India’s Emerging Digital Competition Law and Possible Investment-Treaty Claims by Big Tech Firms
| Date | Issue |
|---|---|
2026 | 1 |
This article examines how India’s draft Digital Competition Bill (DCB), read alongside India’s investment treaty landscape, can create a fresh layer of regulatory uncertainty for large technology investors. It explains why the DCB is being positioned as a distinct instrument, rather than a subset of the proposed Digital India Act or the Digital Personal Data Protection Act and identifies an early friction point: an ex-ante competition design, built around data portability and continuing access, can sit uneasily with a consent-based privacy framework. The analysis then places the DCB within the policy arc that followed the Standing Committee of Finance report and the Committee on Digital Competition Law deliberations. It asks whether India’s ersatz adaptation of the European’s framework employing the spaghetti bowl effect as a framing device.
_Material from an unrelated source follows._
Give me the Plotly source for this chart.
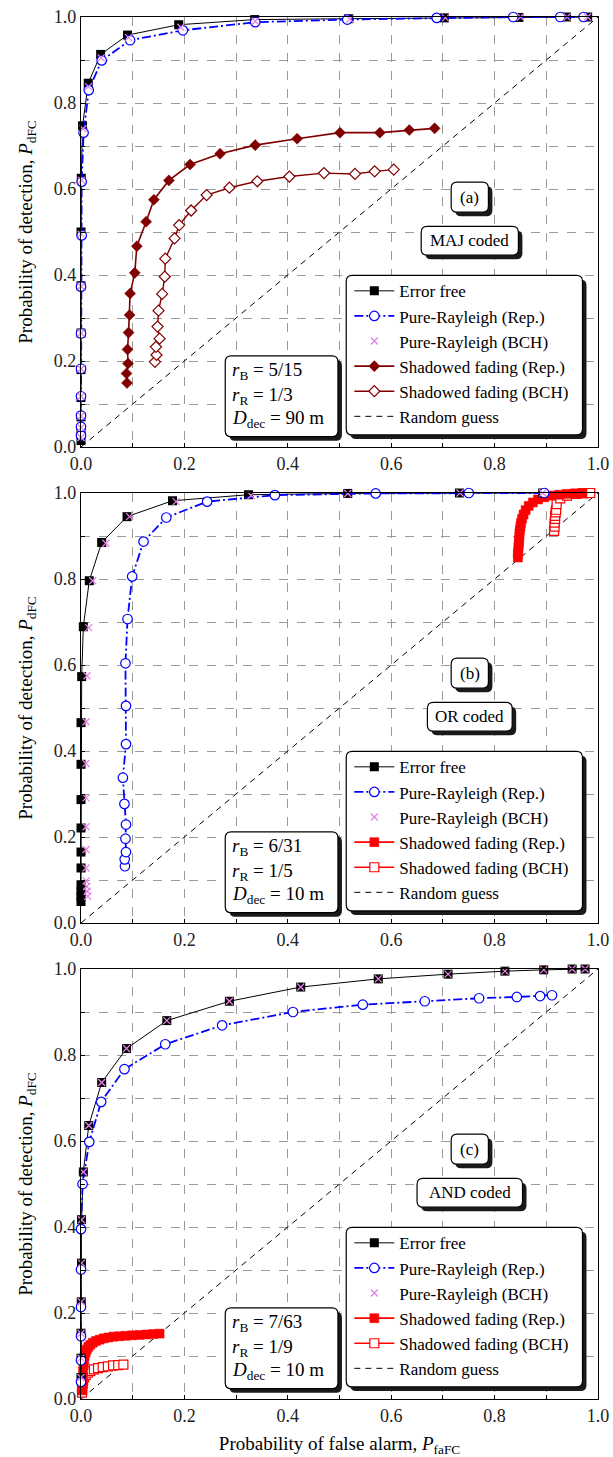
import plotly.graph_objects as go
from plotly.subplots import make_subplots

FONT = "Liberation Serif"

# ---------------- data ----------------
diag = [0.0, 1.0]

# panel (a) MAJ
a_ef_x = [0, 0, 0, 0, 0, 0, 0, 0, 0.0005, 0.003, 0.014, 0.038, 0.090, 0.189, 0.336, 0.518, 0.703, 0.847, 0.939, 0.980]
a_ef_y = [0.015, 0.04, 0.07, 0.115, 0.18, 0.265, 0.375, 0.50, 0.625, 0.747, 0.846, 0.913, 0.958, 0.982, 0.994, 0.996, 0.998, 0.999, 1.0, 1.0]
a_pr_x = [0, 0, 0, 0, 0, 0, 0, 0.0013, 0.0013, 0.005, 0.015, 0.040, 0.095, 0.197, 0.337, 0.515, 0.688, 0.836, 0.927, 0.972]
a_pr_y = [0.027, 0.047, 0.073, 0.118, 0.182, 0.264, 0.373, 0.492, 0.617, 0.731, 0.830, 0.899, 0.946, 0.969, 0.988, 0.994, 0.998, 1.0, 1.0, 1.0]
a_bch_x = [0, 0, 0, 0, 0, 0, 0, 0, 0.0008, 0.004, 0.0145, 0.039, 0.092, 0.193, 0.337, 0.52, 0.705, 0.85, 0.94, 0.98]
a_bch_y = [0.022, 0.045, 0.072, 0.118, 0.182, 0.265, 0.374, 0.495, 0.62, 0.74, 0.838, 0.905, 0.952, 0.976, 0.99, 0.995, 0.998, 1.0, 1.0, 1.0]
a_sf_x = [0.089, 0.088, 0.091, 0.090, 0.092, 0.094, 0.095, 0.104, 0.108, 0.126, 0.141, 0.170, 0.211, 0.269, 0.337, 0.418, 0.501, 0.578, 0.635, 0.684]
a_sf_y = [0.149, 0.171, 0.194, 0.227, 0.266, 0.307, 0.357, 0.405, 0.467, 0.524, 0.575, 0.620, 0.657, 0.682, 0.702, 0.717, 0.731, 0.731, 0.737, 0.741]
a_sfb_x = [0.143, 0.146, 0.145, 0.152, 0.148, 0.150, 0.157, 0.162, 0.163, 0.181, 0.190, 0.213, 0.243, 0.287, 0.341, 0.403, 0.470, 0.530, 0.568, 0.605]
a_sfb_y = [0.198, 0.214, 0.233, 0.252, 0.280, 0.317, 0.356, 0.396, 0.438, 0.485, 0.516, 0.550, 0.586, 0.603, 0.618, 0.629, 0.637, 0.635, 0.641, 0.645]

# panel (b) OR
b_ef_x = [0, 0, 0, 0, 0, 0, 0, 0, 0, 0, 0.0013, 0.0045, 0.016, 0.040, 0.089, 0.177, 0.324, 0.516, 0.732, 0.893]
b_ef_y = [0.050, 0.062, 0.074, 0.089, 0.128, 0.165, 0.221, 0.287, 0.369, 0.466, 0.573, 0.689, 0.796, 0.885, 0.945, 0.982, 0.996, 0.999, 1.0, 1.0]
b_pr_x = [0.085, 0.0845, 0.087, 0.086, 0.087, 0.084, 0.081, 0.087, 0.087, 0.086, 0.090, 0.099, 0.121, 0.165, 0.244, 0.375, 0.57, 0.75, 0.896]
b_pr_y = [0.132, 0.148, 0.165, 0.196, 0.229, 0.277, 0.338, 0.416, 0.505, 0.604, 0.707, 0.806, 0.887, 0.943, 0.980, 0.995, 0.999, 1.0, 1.0]
b_bch_x = [0.013, 0.012, 0.011, 0.010, 0.0097, 0.0097, 0.0097, 0.0097, 0.0097, 0.0097, 0.0116, 0.0148, 0.0226, 0.048, 0.094, 0.184, 0.329, 0.516, 0.733, 0.893]
b_bch_y = [0.062, 0.074, 0.085, 0.098, 0.128, 0.171, 0.224, 0.291, 0.371, 0.468, 0.575, 0.687, 0.796, 0.883, 0.945, 0.980, 0.994, 0.999, 1.0, 1.0]
b_sf_x = [0.845, 0.845, 0.846, 0.846, 0.847, 0.847, 0.848, 0.848, 0.849, 0.850, 0.851, 0.853, 0.856, 0.860, 0.866, 0.874, 0.884, 0.896, 0.91, 0.925, 0.94, 0.955, 0.97]
b_sf_y = [0.850, 0.858, 0.866, 0.874, 0.882, 0.890, 0.898, 0.906, 0.914, 0.922, 0.930, 0.940, 0.950, 0.960, 0.970, 0.978, 0.985, 0.990, 0.994, 0.996, 0.998, 0.999, 1.0]
b_sfb_x = [0.915, 0.916, 0.916, 0.917, 0.917, 0.918, 0.919, 0.920, 0.927, 0.940, 0.958, 0.972, 0.985]
b_sfb_y = [0.912, 0.922, 0.931, 0.940, 0.947, 0.955, 0.961, 0.974, 0.9875, 0.994, 0.998, 0.999, 1.0]

# panel (c) AND
c_ef_x = [0, 0, 0, 0.0005, 0.001, 0.001, 0.0045, 0.015, 0.040, 0.088, 0.166, 0.287, 0.425, 0.575, 0.71, 0.82, 0.895, 0.95, 0.975]
c_ef_y = [0.05, 0.095, 0.153, 0.226, 0.316, 0.417, 0.528, 0.636, 0.736, 0.815, 0.880, 0.925, 0.958, 0.977, 0.988, 0.995, 0.998, 1.0, 1.0]
c_pr_x = [0, 0, 0, 0, 0, 0, 0.003, 0.016, 0.039, 0.084, 0.163, 0.273, 0.41, 0.545, 0.665, 0.77, 0.843, 0.888, 0.911]
c_pr_y = [0.04, 0.09, 0.146, 0.214, 0.301, 0.395, 0.5, 0.598, 0.691, 0.767, 0.825, 0.869, 0.9, 0.917, 0.925, 0.932, 0.935, 0.937, 0.939]
c_bch_x = list(c_ef_x)
c_bch_y = list(c_ef_y)
c_sf_x = [0.003, 0.003, 0.004, 0.004, 0.005, 0.006, 0.007, 0.009, 0.011, 0.014, 0.018, 0.023, 0.029, 0.036, 0.044, 0.053, 0.063, 0.074, 0.086, 0.099, 0.113, 0.127, 0.14, 0.152]
c_sf_y = [0.02, 0.035, 0.05, 0.065, 0.078, 0.09, 0.1, 0.108, 0.115, 0.121, 0.126, 0.131, 0.135, 0.138, 0.141, 0.143, 0.145, 0.146, 0.147, 0.148, 0.149, 0.15, 0.151, 0.152]
c_sfb_x = [0.002, 0.002, 0.003, 0.004, 0.006, 0.009, 0.013, 0.018, 0.025, 0.033, 0.042, 0.052, 0.062, 0.072, 0.082]
c_sfb_y = [0.015, 0.025, 0.035, 0.043, 0.05, 0.056, 0.061, 0.065, 0.069, 0.072, 0.074, 0.076, 0.078, 0.079, 0.08]

tick_vals = [0.0, 0.1, 0.2, 0.3, 0.4, 0.5, 0.6, 0.7, 0.8, 0.9, 1.0]
tick_text = ["0.0", "", "0.2", "", "0.4", "", "0.6", "", "0.8", "", "1.0"]

names = ["Error free", "Pure-Rayleigh (Rep.)", "Pure-Rayleigh (BCH)",
         "Shadowed fading (Rep.)", "Shadowed fading (BCH)", "Random guess"]
panel_labels = ["(a)", "(b)", "(c)"]
scheme_labels = ["MAJ coded", "OR coded", "AND coded"]
param_rb = ["5/15", "6/31", "7/63"]
param_rr = ["1/3", "1/5", "1/9"]
param_d = ["90", "10", "10"]

# ---------------- figure ----------------
W, H = 613, 1457
ML, MR, MT, MB = 81, 15, 17, 58
PW = W - ML - MR
PH_TOT = H - MT - MB
PANEL_H = 430
GAP = 46

fig = make_subplots(rows=3, cols=1, vertical_spacing=GAP / PH_TOT)

BLUE = "#0000FF"
VIOLET = "#E680E6"
MAROON = "#800000"
RED = "#FF0000"

panels = [
    (a_ef_x, a_ef_y, a_pr_x, a_pr_y, a_bch_x, a_bch_y, a_sf_x, a_sf_y, a_sfb_x, a_sfb_y, MAROON, "diamond", 8.5),
    (b_ef_x, b_ef_y, b_pr_x, b_pr_y, b_bch_x, b_bch_y, b_sf_x, b_sf_y, b_sfb_x, b_sfb_y, RED, "square", 9),
    (c_ef_x, c_ef_y, c_pr_x, c_pr_y, c_bch_x, c_bch_y, c_sf_x, c_sf_y, c_sfb_x, c_sfb_y, RED, "square", 9),
]

shapes = []
annotations = []

def rbox(xr, yr, x0, x1, y0, y1, rpx, fill, line_w, line_c="black"):
    rx = rpx / PW
    ry = rpx / PANEL_H
    p = (f"M {x0+rx},{y0} L {x1-rx},{y0} Q {x1},{y0} {x1},{y0+ry} "
         f"L {x1},{y1-ry} Q {x1},{y1} {x1-rx},{y1} L {x0+rx},{y1} "
         f"Q {x0},{y1} {x0},{y1-ry} L {x0},{y0+ry} Q {x0},{y0} {x0+rx},{y0} Z")
    return dict(type="path", path=p, xref=xr, yref=yr, fillcolor=fill,
                line=dict(color=line_c, width=line_w), layer="above")

def shadow_box(xr, yr, x0, x1, y0, y1, rpx=6):
    dx = 4 / PW
    dy = 4 / PANEL_H
    shapes.append(rbox(xr, yr, x0 + dx, x1 + dx, y0 - dy, y1 - dy, rpx, "#1a1a1a", 0, "rgba(0,0,0,0)"))
    shapes.append(rbox(xr, yr, x0, x1, y0, y1, rpx, "white", 1.2))

for i, (efx, efy, prx, pry, bx, by, sx, sy, sbx, sby, scol, ssym, ssz) in enumerate(panels):
    row = i + 1
    lg = "legend" if i == 0 else f"legend{i+1}"
    common = dict(legend=lg, cliponaxis=False)
    fig.add_trace(go.Scatter(x=diag, y=diag, mode="lines", name=names[5], legendrank=6,
                             line=dict(color="black", width=1, dash="6px,5px"), **common), row=row, col=1)
    fig.add_trace(go.Scatter(x=sbx, y=sby, mode="lines+markers", name=names[4], legendrank=5,
                             line=dict(color=scol, width=1.4),
                             marker=dict(symbol=ssym, size=ssz, color="white", line=dict(color=scol, width=1.2)),
                             **common), row=row, col=1)
    fig.add_trace(go.Scatter(x=sx, y=sy, mode="lines+markers", name=names[3], legendrank=4,
                             line=dict(color=scol, width=1.6),
                             marker=dict(symbol=ssym, size=ssz, color=scol, line=dict(color=scol, width=0.5)),
                             **common), row=row, col=1)
    fig.add_trace(go.Scatter(x=efx, y=efy, mode="lines+markers", name=names[0], legendrank=1,
                             line=dict(color="black", width=1),
                             marker=dict(symbol="square", size=9, color="black"),
                             **common), row=row, col=1)
    fig.add_trace(go.Scatter(x=prx, y=pry, mode="lines+markers", name=names[1], legendrank=2,
                             line=dict(color=BLUE, width=1.8, dash="9px,3px,2px,3px"),
                             marker=dict(symbol="circle", size=9.5, color="white", line=dict(color=BLUE, width=1.2)),
                             **common), row=row, col=1)
    fig.add_trace(go.Scatter(x=bx, y=by, mode="markers", name=names[2], legendrank=3,
                             marker=dict(symbol="x-thin-open", size=7, color=VIOLET, line=dict(color=VIOLET, width=1.3)),
                             **common), row=row, col=1)

    xr = "x" if i == 0 else f"x{i+1}"
    yr = "y" if i == 0 else f"y{i+1}"
    # legend box
    shadow_box(xr, yr, 0.513, 0.970, 0.028, 0.399)
    # panel label box
    shadow_box(xr, yr, 0.716, 0.788, 0.546, 0.616)
    annotations.append(dict(xref=xr, yref=yr, x=0.752, y=0.581, text=panel_labels[i], showarrow=False,
                            font=dict(family=FONT, size=17, color="black")))
    sw = {0: (0.658, 0.846), 1: (0.670, 0.834), 2: (0.650, 0.854)}[i]
    shadow_box(xr, yr, sw[0], sw[1], 0.446, 0.513)
    annotations.append(dict(xref=xr, yref=yr, x=0.752, y=0.480, text=scheme_labels[i], showarrow=False,
                            font=dict(family=FONT, size=17, color="black")))
    # parameter box
    shadow_box(xr, yr, 0.279, 0.497, 0.024, 0.212)
    lines = [f"<i>r</i><sub>B</sub> = {param_rb[i]}",
             f"<i>r</i><sub>R</sub> = {param_rr[i]}",
             f"<i>D</i><sub>dec</sub> = {param_d[i]} m"]
    for t, yy in zip(lines, [0.176, 0.118, 0.066]):
        annotations.append(dict(xref=xr, yref=yr, x=0.289, y=yy, text=t, showarrow=False,
                                xanchor="left", yanchor="middle",
                                font=dict(family=FONT, size=19, color="black")))

    fig.update_xaxes(row=row, col=1, range=[0, 1], tickvals=tick_vals, ticktext=tick_text,
                     showgrid=True, gridcolor="#9a9a9a", griddash="dash", gridwidth=1,
                     showline=True, mirror=True, linecolor="black", linewidth=1.2,
                     ticks="inside", ticklen=4, tickcolor="black", zeroline=False,
                     tickfont=dict(family=FONT, size=18, color="#222222"))
    fig.update_yaxes(row=row, col=1, range=[0, 1], tickvals=tick_vals, ticktext=tick_text,
                     showgrid=True, gridcolor="#9a9a9a", griddash="dash", gridwidth=1,
                     showline=True, mirror=True, linecolor="black", linewidth=1.2,
                     ticks="inside", ticklen=4, tickcolor="black", zeroline=False,
                     tickfont=dict(family=FONT, size=18, color="#222222"),
                     title=dict(text="Probability of detection, <i>P</i><sub>dFC</sub>",
                                font=dict(family=FONT, size=19, color="black"), standoff=16))

fig.update_xaxes(row=3, col=1, title=dict(text="Probability of false alarm, <i>P</i><sub>faFC</sub>",
                                          font=dict(family=FONT, size=19, color="black"), standoff=14))

dom_h = PANEL_H / PH_TOT
doms = [(1 - dom_h, 1.0), (dom_h + GAP / PH_TOT, 1 - dom_h - GAP / PH_TOT), (0.0, dom_h)]
leg_common = dict(bgcolor="rgba(0,0,0,0)", borderwidth=0, xanchor="left", yanchor="top",
                  font=dict(family=FONT, size=17, color="black"), itemwidth=40, tracegroupgap=0)
legends = {}
for i, (d0, d1) in enumerate(doms):
    key = "legend" if i == 0 else f"legend{i+1}"
    legends[key] = dict(x=0.519, y=d0 + 0.404 * (d1 - d0), **leg_common)

fig.update_layout(width=W, height=H, margin=dict(l=ML, r=MR, t=MT, b=MB, autoexpand=False),
                  paper_bgcolor="white", plot_bgcolor="white", showlegend=True,
                  font=dict(family=FONT, size=16, color="black"),
                  shapes=shapes, annotations=annotations, **legends)

fig.write_html("out.html")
The article maps the most plausible investment treaty claim pathways if the DCB comes into force, including FET arguments tied to legitimate expectations and transparency, and indirect expropriation concerns linked to operational control over data and platform conduct, as well as, Section 38 and its exemption power, and its implications on equal treatment debates and carve out risks. The article concludes that The DCB’s objectives and boundaries need sharper articulation, and the more durable response lies in clearer right to regulate language and disciplined carve outs.